Neville was agreeable to that, and so I started and went to Cody and sent the horse back by the stage from Meeteetse. This is a live little town situated on the Gray Bull River, Wyoming. I took the stage from there to Cody, and got some mail for Mr. Neville, and a letter for myself from Pettibone. I called Neville up on the phone and told him I had forwarded him some letters, and had sent the horse and saddle back, and was going to leave there for the present, and was going to Montana, as things did not look good, and would write to him. I told him things looked good in Cody, and for him to come on through, and I would write to him. What caused me to take this course was Pettibone's letter; he told me they were hot on my trail, and that I had better get in the tall timber. At first I could not think they were looking for us, for if they had been they would have found us before, as we had not tried to conceal our whereabouts, and had been through all the principal cities and towns in Colorado and Wyoming.

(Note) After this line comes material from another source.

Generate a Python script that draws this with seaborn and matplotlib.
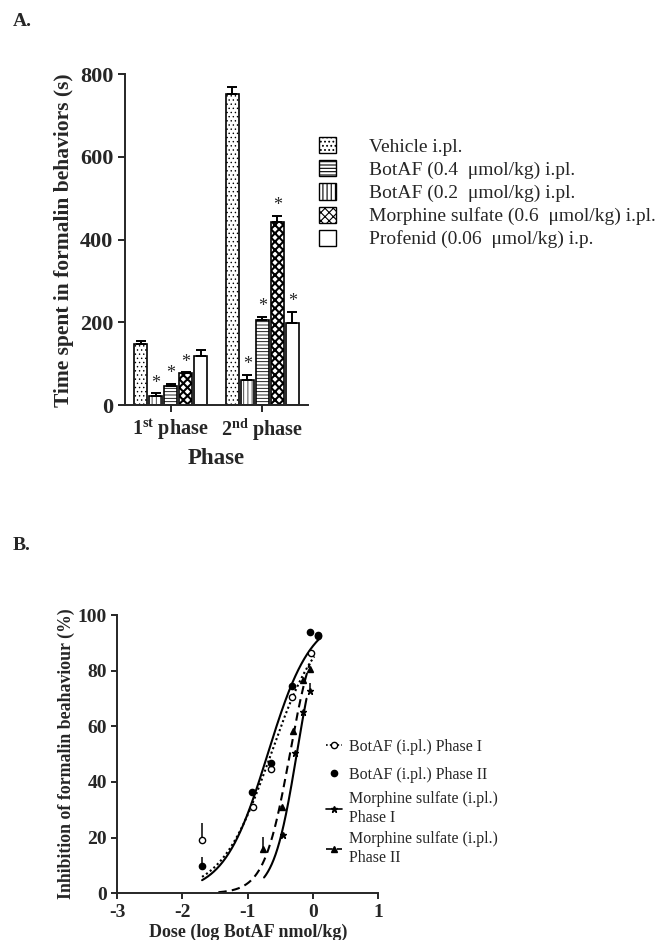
import numpy as np
import pandas as pd
import matplotlib
matplotlib.use("Agg")
import matplotlib.pyplot as plt
import seaborn as sns
from matplotlib.patches import Patch
from matplotlib.lines import Line2D

# ---------------- data : panel A ----------------
phases = ["1st phase", "2nd phase"]
phase_labels = [r"1$^{\mathbf{st}}$ phase", r"2$^{\mathbf{nd}}$ phase"]
# bar order as drawn
bar_treatments = ["Vehicle i.pl.",
                  "BotAF (0.2  \u03bcmol/kg) i.pl.",
                  "BotAF (0.4  \u03bcmol/kg) i.pl.",
                  "Morphine sulfate (0.6  \u03bcmol/kg) i.pl.",
                  "Profenid (0.06  \u03bcmol/kg) i.p."]
legend_treatments = ["Vehicle i.pl.",
                     "BotAF (0.4  \u03bcmol/kg) i.pl.",
                     "BotAF (0.2  \u03bcmol/kg) i.pl.",
                     "Morphine sulfate (0.6  \u03bcmol/kg) i.pl.",
                     "Profenid (0.06  \u03bcmol/kg) i.p."]
phase1_time = [148, 23, 47, 77, 119]
phase1_sem = [7, 6, 5, 3, 15]
phase2_time = [752, 60, 207, 442, 199]
phase2_sem = [18, 14, 7, 16, 27]
phase1_sig = [False, True, True, True, False]
phase2_sig = [False, True, True, True, True]

# ---------------- data : panel B ----------------
botaf1_dose = [-1.70, -0.92, -0.64, -0.32, -0.03, 0.08]
botaf1_inh = [19.3, 31.0, 44.5, 70.7, 86.2, 92.3]
botaf1_err = [6.0, 0, 0, 0, 0, 0]
botaf2_dose = [-1.70, -0.93, -0.65, -0.32, -0.04, 0.08]
botaf2_inh = [9.8, 36.5, 47.0, 74.6, 93.8, 93.0]
botaf2_err = [3.4, 0, 0, 0, 0, 0]
morph1_dose = [-0.46, -0.27, -0.15, -0.05]
morph1_inh = [21.0, 50.5, 65.0, 72.6]
morph1_err = [0, 0, 0, 3.0]
morph2_dose = [-0.77, -0.47, -0.30, -0.16, -0.05]
morph2_inh = [16.0, 31.0, 58.2, 76.8, 80.6]
morph2_err = [4.3, 0, 0, 0, 0]
b_labels = ["BotAF (i.pl.) Phase I", "BotAF (i.pl.) Phase II",
            "Morphine sulfate (i.pl.)\nPhase I", "Morphine sulfate (i.pl.)\nPhase II"]

# ---------------- style ----------------
sns.set_style("ticks")
plt.rcParams["font.family"] = ["Liberation Serif", "DejaVu Serif"]
plt.rcParams["mathtext.fontset"] = "custom"
plt.rcParams["mathtext.rm"] = "Liberation Serif"
plt.rcParams["mathtext.bf"] = "Liberation Serif:bold"
plt.rcParams["mathtext.it"] = "Liberation Serif:italic"
plt.rcParams["hatch.linewidth"] = 0.8
plt.rcParams["axes.linewidth"] = 1.4
plt.rcParams["axes.unicode_minus"] = False

fig = plt.figure(figsize=(6.55, 9.4), dpi=100)

# ================= Panel A =================
axA = fig.add_axes([0.191, 0.569, 0.279, 0.352])
rows = []
for t, v1, v2 in zip(bar_treatments, phase1_time, phase2_time):
    rows.append({"phase": phases[0], "treatment": t, "time": v1})
    rows.append({"phase": phases[1], "treatment": t, "time": v2})
dfA = pd.DataFrame(rows)
sns.barplot(data=dfA, x="phase", y="time", hue="treatment", hue_order=bar_treatments,
            order=phases, palette=["white"] * 5, edgecolor="black", linewidth=1.2,
            errorbar=None, width=0.82, gap=0.15, ax=axA, legend=False)

hatches = {bar_treatments[0]: "....", bar_treatments[1]: "||||",
           bar_treatments[2]: "-----", bar_treatments[3]: "xxxx", bar_treatments[4]: ""}
hatch_lw = {bar_treatments[0]: 0.5, bar_treatments[1]: 0.5,
            bar_treatments[2]: 0.6, bar_treatments[3]: 1.5, bar_treatments[4]: 0.8}
sems = list(zip(phase1_sem, phase2_sem))
sigs = list(zip(phase1_sig, phase2_sig))
bar_containers = list(axA.containers)
for ti, cont in enumerate(bar_containers):
    t = bar_treatments[ti]
    xs, hs = [], []
    for pi, p in enumerate(cont.patches):
        p.set_hatch(hatches[t])
        if hasattr(p, "set_hatch_linewidth"):
            p.set_hatch_linewidth(hatch_lw[t])
        xs.append(p.get_x() + p.get_width() / 2)
        hs.append(p.get_height())
    errs = sems[ti]
    axA.errorbar(xs, hs, yerr=[[0, 0], list(errs)], fmt="none", ecolor="black",
                 elinewidth=1.4, capsize=3.5, capthick=1.4, zorder=3)
    for pi in range(2):
        if sigs[ti][pi]:
            axA.annotate("*", (xs[pi], hs[pi] + errs[pi]), xytext=(0, 1),
                         textcoords="offset points", ha="center", va="bottom",
                         fontsize=13)

axA.set_ylim(0, 800)
axA.set_xlim(-0.5, 1.5)
axA.set_yticks([0, 200, 400, 600, 800])
axA.set_xticks([0, 1], labels=phase_labels)
axA.tick_params(axis="y", labelsize=16, width=1.4, length=5)
axA.tick_params(axis="x", labelsize=14.5, width=1.4, length=5)
for lab in axA.get_xticklabels() + axA.get_yticklabels():
    lab.set_fontweight("bold")
axA.set_ylabel("Time spent in formalin behaviors (s)", fontsize=15.5, fontweight="bold", labelpad=4)
axA.set_xlabel("Phase", fontsize=16.5, fontweight="bold", labelpad=3)
sns.despine(ax=axA)

legA_handles = []
for t in legend_treatments:
    h = Patch(facecolor="white", edgecolor="black", hatch=hatches[t], linewidth=1.0)
    if hasattr(h, "set_hatch_linewidth"):
        h.set_hatch_linewidth(hatch_lw[t])
    legA_handles.append(h)
fig.legend(legA_handles, legend_treatments, loc="upper left",
           bbox_to_anchor=(0.487, 0.854), frameon=False, fontsize=14,
           handlelength=0.9, handleheight=0.9, handletextpad=1.65,
           labelspacing=0.22, borderpad=0, borderaxespad=0)

fig.text(0.02, 0.977, "A.", fontsize=14, fontweight="bold", va="center")
fig.text(0.02, 0.42, "B.", fontsize=14, fontweight="bold", va="center")

# ================= Panel B =================
axB = fig.add_axes([0.179, 0.0497, 0.3985, 0.296])


def hill_fit(x, y):
    x = np.asarray(x, float)
    y = np.asarray(y, float)
    ec = np.arange(-1.5, 0.5, 0.005)
    hh = np.arange(0.3, 5.0, 0.01)
    E, H = np.meshgrid(ec, hh, indexing="ij")
    pred = 100.0 / (1.0 + 10.0 ** ((E[..., None] - x) * H[..., None]))
    sse = ((pred - y) ** 2).sum(-1)
    i = np.unravel_index(sse.argmin(), sse.shape)
    return E[i], H[i]


series = [
    (botaf1_dose, botaf1_inh, botaf1_err, (-1.70, 0.02), (0, (1, 1.3)), "o", "white", 4.5),
    (botaf2_dose, botaf2_inh, botaf2_err, (-1.70, 0.10), "-", "o", "black", 4.5),
    (morph1_dose, morph1_inh, morph1_err, (-0.75, -0.10), "-", "*", "black", 5),
    (morph2_dose, morph2_inh, morph2_err, (-1.45, -0.05), (0, (4, 2.5)), "^", "black", 4.2),
]
legB_handles = []
for k, (dx, dy, de, rng, ls, mk, fc, ms) in enumerate(series):
    ec50, h = hill_fit(dx, dy)
    xc = np.linspace(rng[0], rng[1], 200)
    yc = 100.0 / (1.0 + 10.0 ** ((ec50 - xc) * h))
    sns.lineplot(x=xc, y=yc, ax=axB, color="black", linestyle=ls, linewidth=1.5)
    axB.errorbar(dx, dy, yerr=[np.zeros(len(de)), de], fmt=mk, mfc=fc, mec="black",
                 ms=ms, mew=1.0, ecolor="black", elinewidth=1.1, capsize=0, zorder=4)
    if k == 1:
        legB_handles.append(Line2D([], [], linestyle="none", marker=mk, mfc=fc, mec="black", ms=4.5))
    else:
        legB_handles.append(Line2D([], [], color="black", linestyle=ls, linewidth=1.2,
                                   marker=mk, mfc=fc, mec="black", ms=4.5))

axB.set_xlim(-3, 1)
axB.set_ylim(0, 100)
axB.set_xticks([-3, -2, -1, 0, 1])
axB.set_yticks([0, 20, 40, 60, 80, 100])
axB.tick_params(axis="both", labelsize=14, width=1.4, length=4)
for lab in axB.get_xticklabels() + axB.get_yticklabels():
    lab.set_fontweight("bold")
axB.set_ylabel("Inhibition of formalin beahaviour (%)", fontsize=12.8, fontweight="bold", labelpad=2)
axB.set_xlabel("Dose (log BotAF nmol/kg)", fontsize=13, fontweight="bold", labelpad=2)
sns.despine(ax=axB)

legB1 = fig.legend(legB_handles[:2], b_labels[:2], loc="upper left", bbox_to_anchor=(0.497, 0.214),
                   frameon=False, fontsize=11.5, handlelength=1.0, handletextpad=0.5,
                   labelspacing=0.75, borderpad=0, borderaxespad=0)
legB2 = fig.legend(legB_handles[2:], b_labels[2:], loc="upper left", bbox_to_anchor=(0.497, 0.1585),
                   frameon=False, fontsize=11.5, handlelength=1.0, handletextpad=0.5,
                   labelspacing=0.3, borderpad=0, borderaxespad=0)
for txt in legB2.get_texts():
    txt.set_linespacing(1.25)

fig.savefig("out.png", dpi=100)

I was undecided at first what to do, but had made up my mind to leave there for the present. That night I got in a poker game and won between $100 and $200, and went to bed about nine o'clock the next morning and got up in the afternoon. I think they had a game already fixed up for me. I started to play some more and lost a couple of hundred dollars pretty quick. I saw the poker game was too strong a combination for me and I quit it and went over to buck a Black Jack game, and got to betting $50 at a turn, and I lasted only a few turns. I said to Mr. Hall, the proprietor, "Lend me $50 to get to Denver, and I will pay you when I come back." I had been talking of buying a place there, and told them my partner was at Thermopolis. Mr. Hall handed me $50 without a moment's hesitation; he was only loaning me my own money, but not many would have done that, especially me being a total stranger. I think I went then under the name of Despasy or Hogan. I had made up my mind, now that I was broke, to go back to Denver.